When I meditate, thoughts rampage my mind. Incessantly. Some days it’s a battle quieting them. The thoughts can be consuming and all-encompassing. What helps me quiet them is to separate myself from them and see them as things. Then I give them labels. Then I let them go. For example, I’ll begin thinking about what time I’ll finish with my last client, and will I have enough time stop at the store after that before I pick-up Delaney from rehearsal and then get Marleigh to practice… Thoughts. These are thoughts. I picture each one as a balloon, label the balloon as a thought, and watch it drift away. Then sink into the quiet place. Until the next thought begins.
I was talking about this with a client today who was having troubling, all-consuming thoughts, worries, and fears during her meditations. I suggested she look at the thoughts as freight trains. “Here’s the worry train pulling in to the station.” Label it, then watch it leave. Sink back into quietude. Then notice the next thought train come roaring in. Label that one too. And the next. And the next. It’s about noticing our thoughts. Recognizing that they aren’t all that we are. Seeing them as things that are separate from us.
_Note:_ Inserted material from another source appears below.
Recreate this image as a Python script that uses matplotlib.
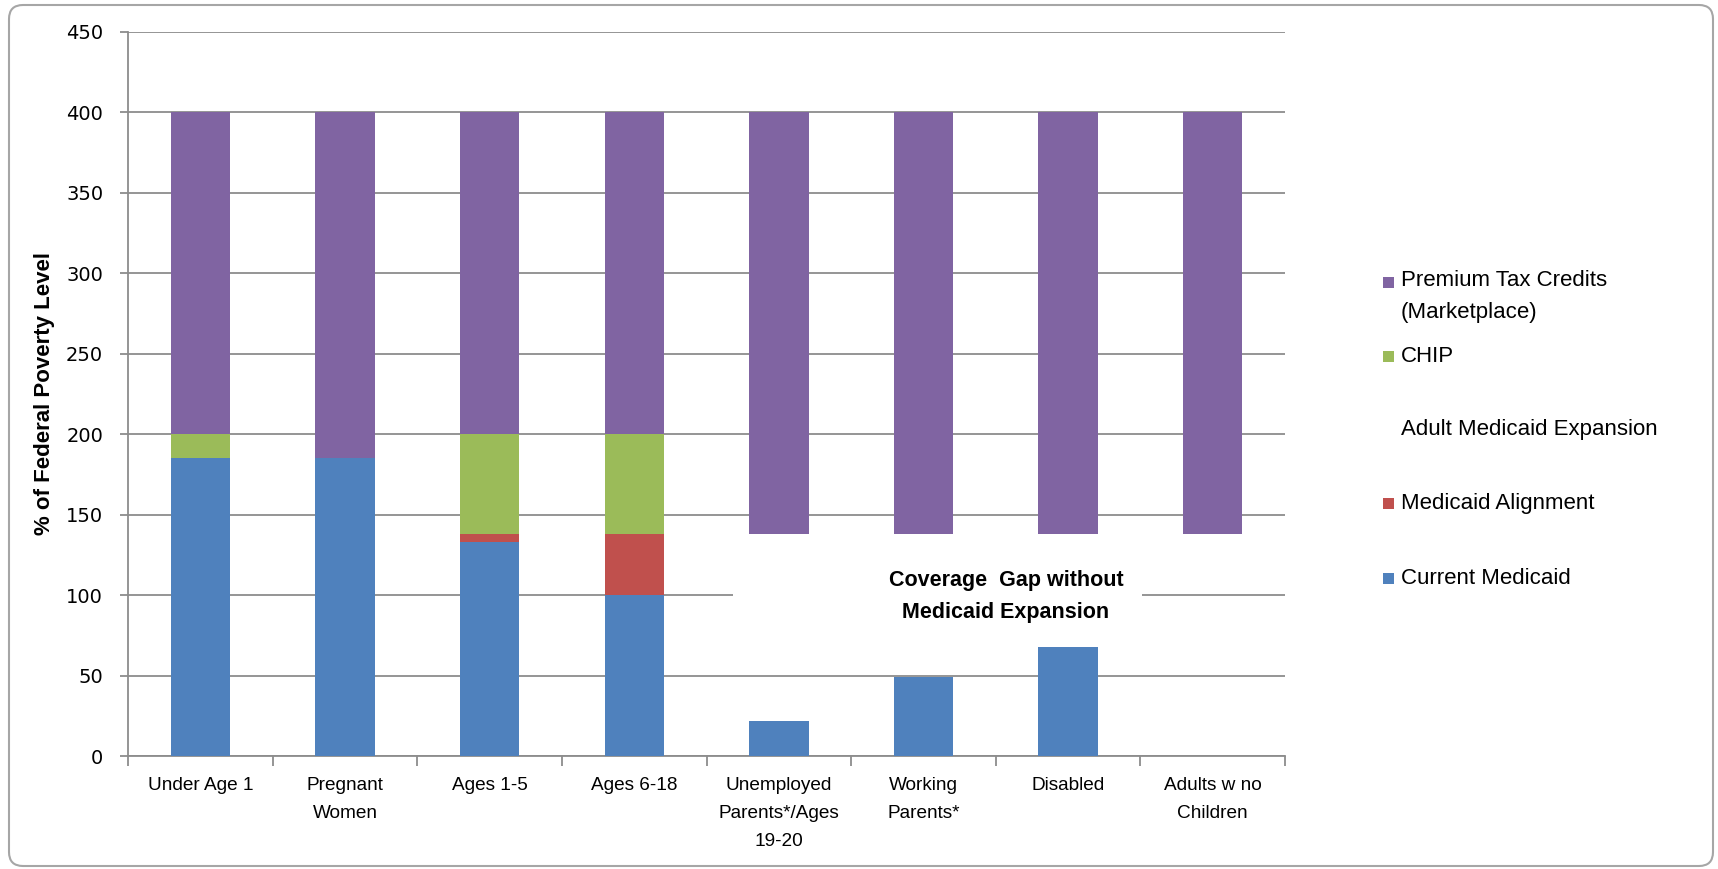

Sometimes these thoughts are like books being thrown at our heads. Crashing into our psyche. Stepping away and looking at each “thought”, recognizing it’s author or genre or subject: “there’s the one about money fears”, “there’s the one about my ex husband”, “there’s the one my dad wrote” etc. Noticing these noisy burdensome thoughts, and letting them go. This takes practice. Lots of it. But we keep doing it. With practice, the quiet space between thoughts opens. Then it grows. The peaceful place becomes familiar, more easily accessed, bigger, more encompassing. And things start to shift a little for us. And it feels good. And it’s healthy. And we keep practicing.